SHORT TASK – Find the line with "Rebuild this chart" and the line with "const parse = s", then repeat both of them and every line in between exactly. Omit the pictures.

ENTRIES SUPPLIED –

● ● ● ●

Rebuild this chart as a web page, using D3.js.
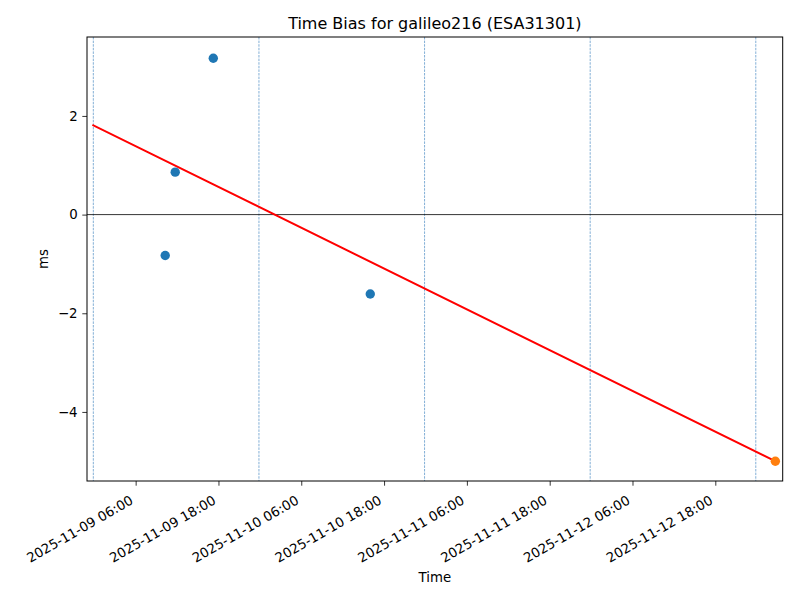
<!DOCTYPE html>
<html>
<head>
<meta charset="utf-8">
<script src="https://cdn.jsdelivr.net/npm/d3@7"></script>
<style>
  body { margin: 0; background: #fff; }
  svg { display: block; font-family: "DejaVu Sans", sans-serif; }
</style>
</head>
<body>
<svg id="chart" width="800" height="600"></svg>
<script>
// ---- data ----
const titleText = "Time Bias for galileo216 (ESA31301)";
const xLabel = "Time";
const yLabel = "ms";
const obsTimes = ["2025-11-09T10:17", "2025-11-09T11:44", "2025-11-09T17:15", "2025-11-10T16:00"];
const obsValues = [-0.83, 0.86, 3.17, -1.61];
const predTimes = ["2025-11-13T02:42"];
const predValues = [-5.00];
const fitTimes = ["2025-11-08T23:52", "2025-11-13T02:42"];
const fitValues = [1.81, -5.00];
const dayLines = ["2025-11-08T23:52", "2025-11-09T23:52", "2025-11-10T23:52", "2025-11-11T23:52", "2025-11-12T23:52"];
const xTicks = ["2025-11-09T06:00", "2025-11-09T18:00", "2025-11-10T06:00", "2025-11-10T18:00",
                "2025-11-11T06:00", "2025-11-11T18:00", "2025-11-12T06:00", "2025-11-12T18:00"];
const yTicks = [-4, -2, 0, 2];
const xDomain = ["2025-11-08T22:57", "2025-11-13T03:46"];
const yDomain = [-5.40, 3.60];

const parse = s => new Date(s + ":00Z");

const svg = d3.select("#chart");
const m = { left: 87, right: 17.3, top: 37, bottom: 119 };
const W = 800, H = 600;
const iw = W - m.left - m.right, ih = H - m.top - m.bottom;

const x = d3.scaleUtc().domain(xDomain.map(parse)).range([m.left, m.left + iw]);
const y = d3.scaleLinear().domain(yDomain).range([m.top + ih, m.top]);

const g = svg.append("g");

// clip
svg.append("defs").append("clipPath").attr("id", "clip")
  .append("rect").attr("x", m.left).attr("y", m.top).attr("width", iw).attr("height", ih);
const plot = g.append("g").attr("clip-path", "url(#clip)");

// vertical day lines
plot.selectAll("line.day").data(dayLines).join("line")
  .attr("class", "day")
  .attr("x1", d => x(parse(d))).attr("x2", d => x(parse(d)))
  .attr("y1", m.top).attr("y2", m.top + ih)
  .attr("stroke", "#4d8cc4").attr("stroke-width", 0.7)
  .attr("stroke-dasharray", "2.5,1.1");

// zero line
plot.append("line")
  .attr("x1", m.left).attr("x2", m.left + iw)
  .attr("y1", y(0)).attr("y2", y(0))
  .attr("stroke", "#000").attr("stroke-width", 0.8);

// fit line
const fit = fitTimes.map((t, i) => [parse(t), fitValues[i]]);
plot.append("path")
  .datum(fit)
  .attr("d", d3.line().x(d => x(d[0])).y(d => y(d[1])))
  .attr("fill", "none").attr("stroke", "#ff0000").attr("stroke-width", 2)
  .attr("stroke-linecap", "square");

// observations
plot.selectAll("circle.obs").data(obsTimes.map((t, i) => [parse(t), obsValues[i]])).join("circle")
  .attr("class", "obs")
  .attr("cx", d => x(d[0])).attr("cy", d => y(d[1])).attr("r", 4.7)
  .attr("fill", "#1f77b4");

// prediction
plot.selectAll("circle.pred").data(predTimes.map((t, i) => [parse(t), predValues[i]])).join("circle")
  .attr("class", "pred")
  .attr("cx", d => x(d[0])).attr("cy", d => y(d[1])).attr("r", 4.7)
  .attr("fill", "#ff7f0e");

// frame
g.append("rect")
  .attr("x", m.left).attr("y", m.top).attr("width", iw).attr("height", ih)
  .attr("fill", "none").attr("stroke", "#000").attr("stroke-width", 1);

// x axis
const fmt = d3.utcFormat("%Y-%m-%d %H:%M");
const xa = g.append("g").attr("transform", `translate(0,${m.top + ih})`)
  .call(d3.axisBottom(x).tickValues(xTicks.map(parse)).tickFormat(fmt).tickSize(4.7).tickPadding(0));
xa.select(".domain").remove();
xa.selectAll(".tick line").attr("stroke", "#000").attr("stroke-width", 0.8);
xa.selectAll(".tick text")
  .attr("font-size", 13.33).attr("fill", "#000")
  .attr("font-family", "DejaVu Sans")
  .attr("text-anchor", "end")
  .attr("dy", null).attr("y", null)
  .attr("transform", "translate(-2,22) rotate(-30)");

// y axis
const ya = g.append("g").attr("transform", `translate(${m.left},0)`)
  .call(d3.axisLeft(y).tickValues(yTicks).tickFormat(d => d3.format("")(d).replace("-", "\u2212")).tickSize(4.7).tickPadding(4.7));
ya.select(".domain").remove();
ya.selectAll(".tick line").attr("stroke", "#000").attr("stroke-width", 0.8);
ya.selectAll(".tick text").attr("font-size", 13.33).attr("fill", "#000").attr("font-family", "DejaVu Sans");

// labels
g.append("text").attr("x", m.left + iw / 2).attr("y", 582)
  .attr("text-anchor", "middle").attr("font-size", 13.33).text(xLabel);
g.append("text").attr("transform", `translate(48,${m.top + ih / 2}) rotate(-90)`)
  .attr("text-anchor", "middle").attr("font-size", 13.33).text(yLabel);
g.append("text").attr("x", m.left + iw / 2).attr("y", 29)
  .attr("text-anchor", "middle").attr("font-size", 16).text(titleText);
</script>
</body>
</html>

● ● ● ●

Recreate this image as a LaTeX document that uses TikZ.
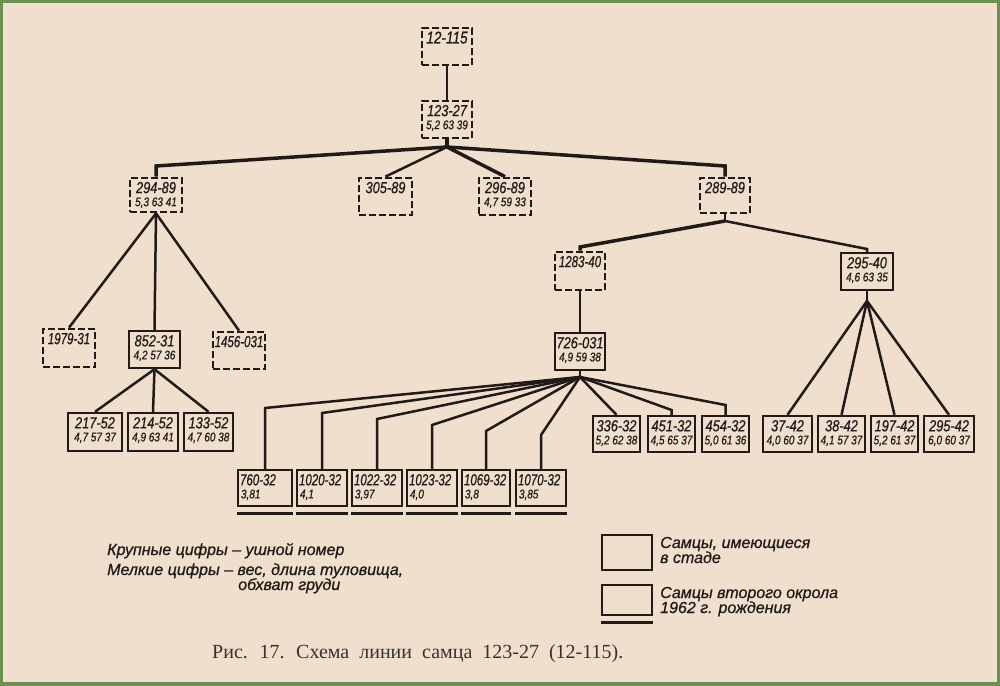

● ● ● ●

SOLUTION –
Rebuild this chart as a web page, using D3.js.
<!DOCTYPE html>
<html>
<head>
<meta charset="utf-8">
<script src="https://cdn.jsdelivr.net/npm/d3@7"></script>
<style>
  body { margin: 0; background: #fff; }
  svg { display: block; font-family: "DejaVu Sans", sans-serif; }
</style>
</head>
<body>
<svg id="chart" width="800" height="600"></svg>
<script>
// ---- data ----
const titleText = "Time Bias for galileo216 (ESA31301)";
const xLabel = "Time";
const yLabel = "ms";
const obsTimes = ["2025-11-09T10:17", "2025-11-09T11:44", "2025-11-09T17:15", "2025-11-10T16:00"];
const obsValues = [-0.83, 0.86, 3.17, -1.61];
const predTimes = ["2025-11-13T02:42"];
const predValues = [-5.00];
const fitTimes = ["2025-11-08T23:52", "2025-11-13T02:42"];
const fitValues = [1.81, -5.00];
const dayLines = ["2025-11-08T23:52", "2025-11-09T23:52", "2025-11-10T23:52", "2025-11-11T23:52", "2025-11-12T23:52"];
const xTicks = ["2025-11-09T06:00", "2025-11-09T18:00", "2025-11-10T06:00", "2025-11-10T18:00",
                "2025-11-11T06:00", "2025-11-11T18:00", "2025-11-12T06:00", "2025-11-12T18:00"];
const yTicks = [-4, -2, 0, 2];
const xDomain = ["2025-11-08T22:57", "2025-11-13T03:46"];
const yDomain = [-5.40, 3.60];

const parse = s => new Date(s + ":00Z");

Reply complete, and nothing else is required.